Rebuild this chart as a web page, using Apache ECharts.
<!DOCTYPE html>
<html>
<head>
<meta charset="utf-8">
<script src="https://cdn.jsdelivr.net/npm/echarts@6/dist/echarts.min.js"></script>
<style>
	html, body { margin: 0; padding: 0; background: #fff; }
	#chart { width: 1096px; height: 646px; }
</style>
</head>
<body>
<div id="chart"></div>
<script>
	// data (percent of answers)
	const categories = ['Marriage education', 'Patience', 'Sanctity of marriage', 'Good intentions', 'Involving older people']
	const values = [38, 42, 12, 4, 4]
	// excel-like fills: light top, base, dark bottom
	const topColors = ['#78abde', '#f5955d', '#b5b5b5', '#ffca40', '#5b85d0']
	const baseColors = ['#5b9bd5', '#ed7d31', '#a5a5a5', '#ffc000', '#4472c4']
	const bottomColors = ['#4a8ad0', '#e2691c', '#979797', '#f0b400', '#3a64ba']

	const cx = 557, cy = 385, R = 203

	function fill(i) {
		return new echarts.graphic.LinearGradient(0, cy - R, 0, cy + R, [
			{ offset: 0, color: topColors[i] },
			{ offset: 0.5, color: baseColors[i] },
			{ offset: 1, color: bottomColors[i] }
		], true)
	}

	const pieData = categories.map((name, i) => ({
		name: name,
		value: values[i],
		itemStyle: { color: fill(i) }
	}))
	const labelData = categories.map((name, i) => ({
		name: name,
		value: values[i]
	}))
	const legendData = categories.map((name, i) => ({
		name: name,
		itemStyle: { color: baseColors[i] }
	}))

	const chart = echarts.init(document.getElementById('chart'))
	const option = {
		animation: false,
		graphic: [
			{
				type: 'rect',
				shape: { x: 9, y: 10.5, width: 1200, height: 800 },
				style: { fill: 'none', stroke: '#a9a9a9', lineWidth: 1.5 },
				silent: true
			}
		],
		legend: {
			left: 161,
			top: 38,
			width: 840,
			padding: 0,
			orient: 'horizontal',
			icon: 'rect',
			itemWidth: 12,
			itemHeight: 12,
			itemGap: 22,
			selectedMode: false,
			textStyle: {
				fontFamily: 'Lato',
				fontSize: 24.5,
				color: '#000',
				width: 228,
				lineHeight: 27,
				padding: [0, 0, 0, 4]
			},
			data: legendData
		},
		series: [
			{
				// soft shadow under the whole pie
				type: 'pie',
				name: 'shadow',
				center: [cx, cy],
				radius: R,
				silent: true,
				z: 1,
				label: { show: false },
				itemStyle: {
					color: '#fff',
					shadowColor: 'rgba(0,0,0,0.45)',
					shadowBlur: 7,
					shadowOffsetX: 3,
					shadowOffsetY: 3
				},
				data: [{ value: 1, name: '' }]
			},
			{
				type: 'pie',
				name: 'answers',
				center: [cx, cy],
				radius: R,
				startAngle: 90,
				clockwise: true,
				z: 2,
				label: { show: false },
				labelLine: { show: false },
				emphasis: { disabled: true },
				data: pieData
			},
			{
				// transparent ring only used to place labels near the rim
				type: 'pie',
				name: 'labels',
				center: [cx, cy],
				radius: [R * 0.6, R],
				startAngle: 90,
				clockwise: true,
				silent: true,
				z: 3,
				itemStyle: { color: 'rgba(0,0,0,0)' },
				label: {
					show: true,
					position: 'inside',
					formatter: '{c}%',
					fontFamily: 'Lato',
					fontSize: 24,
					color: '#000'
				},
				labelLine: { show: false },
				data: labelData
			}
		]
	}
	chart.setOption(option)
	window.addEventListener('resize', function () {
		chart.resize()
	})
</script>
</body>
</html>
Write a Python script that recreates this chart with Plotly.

▶ _What you will do_
Your task is to extract all of the records exactly.

▶ _Completed exercise_
Rebuild this chart as a web page, using Apache ECharts.
<!DOCTYPE html>
<html>
<head>
<meta charset="utf-8">
<script src="https://cdn.jsdelivr.net/npm/echarts@6/dist/echarts.min.js"></script>
<style>
	html, body { margin: 0; padding: 0; background: #fff; }
	#chart { width: 1096px; height: 646px; }
</style>
</head>
<body>
<div id="chart"></div>
<script>
	// data (percent of answers)
	const categories = ['Marriage education', 'Patience', 'Sanctity of marriage', 'Good intentions', 'Involving older people']
	const values = [38, 42, 12, 4, 4]
	// excel-like fills: light top, base, dark bottom
	const topColors = ['#78abde', '#f5955d', '#b5b5b5', '#ffca40', '#5b85d0']
	const baseColors = ['#5b9bd5', '#ed7d31', '#a5a5a5', '#ffc000', '#4472c4']
	const bottomColors = ['#4a8ad0', '#e2691c', '#979797', '#f0b400', '#3a64ba']

	const cx = 557, cy = 385, R = 203

	function fill(i) {
		return new echarts.graphic.LinearGradient(0, cy - R, 0, cy + R, [
			{ offset: 0, color: topColors[i] },
			{ offset: 0.5, color: baseColors[i] },
			{ offset: 1, color: bottomColors[i] }
		], true)
	}

	const pieData = categories.map((name, i) => ({
		name: name,
		value: values[i],
		itemStyle: { color: fill(i) }
	}))
	const labelData = categories.map((name, i) => ({
		name: name,
		value: values[i]
	}))
	const legendData = categories.map((name, i) => ({
		name: name,
		itemStyle: { color: baseColors[i] }
	}))

	const chart = echarts.init(document.getElementById('chart'))
	const option = {
		animation: false,
		graphic: [
			{
				type: 'rect',
				shape: { x: 9, y: 10.5, width: 1200, height: 800 },
				style: { fill: 'none', stroke: '#a9a9a9', lineWidth: 1.5 },
				silent: true
			}
		],
		legend: {
			left: 161,
			top: 38,
			width: 840,
			padding: 0,
			orient: 'horizontal',
			icon: 'rect',
			itemWidth: 12,
			itemHeight: 12,
			itemGap: 22,
			selectedMode: false,
			textStyle: {
				fontFamily: 'Lato',
				fontSize: 24.5,
				color: '#000',
				width: 228,
				lineHeight: 27,
				padding: [0, 0, 0, 4]
			},
			data: legendData
		},
		series: [
			{
				// soft shadow under the whole pie
				type: 'pie',
				name: 'shadow',
				center: [cx, cy],
				radius: R,
				silent: true,
				z: 1,
				label: { show: false },
				itemStyle: {
					color: '#fff',
					shadowColor: 'rgba(0,0,0,0.45)',
					shadowBlur: 7,
					shadowOffsetX: 3,
					shadowOffsetY: 3
				},
				data: [{ value: 1, name: '' }]
			},
			{
				type: 'pie',
				name: 'answers',
				center: [cx, cy],
				radius: R,
				startAngle: 90,
				clockwise: true,
				z: 2,
				label: { show: false },
				labelLine: { show: false },
				emphasis: { disabled: true },
				data: pieData
			},
			{
				// transparent ring only used to place labels near the rim
				type: 'pie',
				name: 'labels',
				center: [cx, cy],
				radius: [R * 0.6, R],
				startAngle: 90,
				clockwise: true,
				silent: true,
				z: 3,
				itemStyle: { color: 'rgba(0,0,0,0)' },
				label: {
					show: true,
					position: 'inside',
					formatter: '{c}%',
					fontFamily: 'Lato',
					fontSize: 24,
					color: '#000'
				},
				labelLine: { show: false },
				data: labelData
			}
		]
	}
	chart.setOption(option)
	window.addEventListener('resize', function () {
		chart.resize()
	})
</script>
</body>
</html>
Write a Python script that recreates this chart with Plotly.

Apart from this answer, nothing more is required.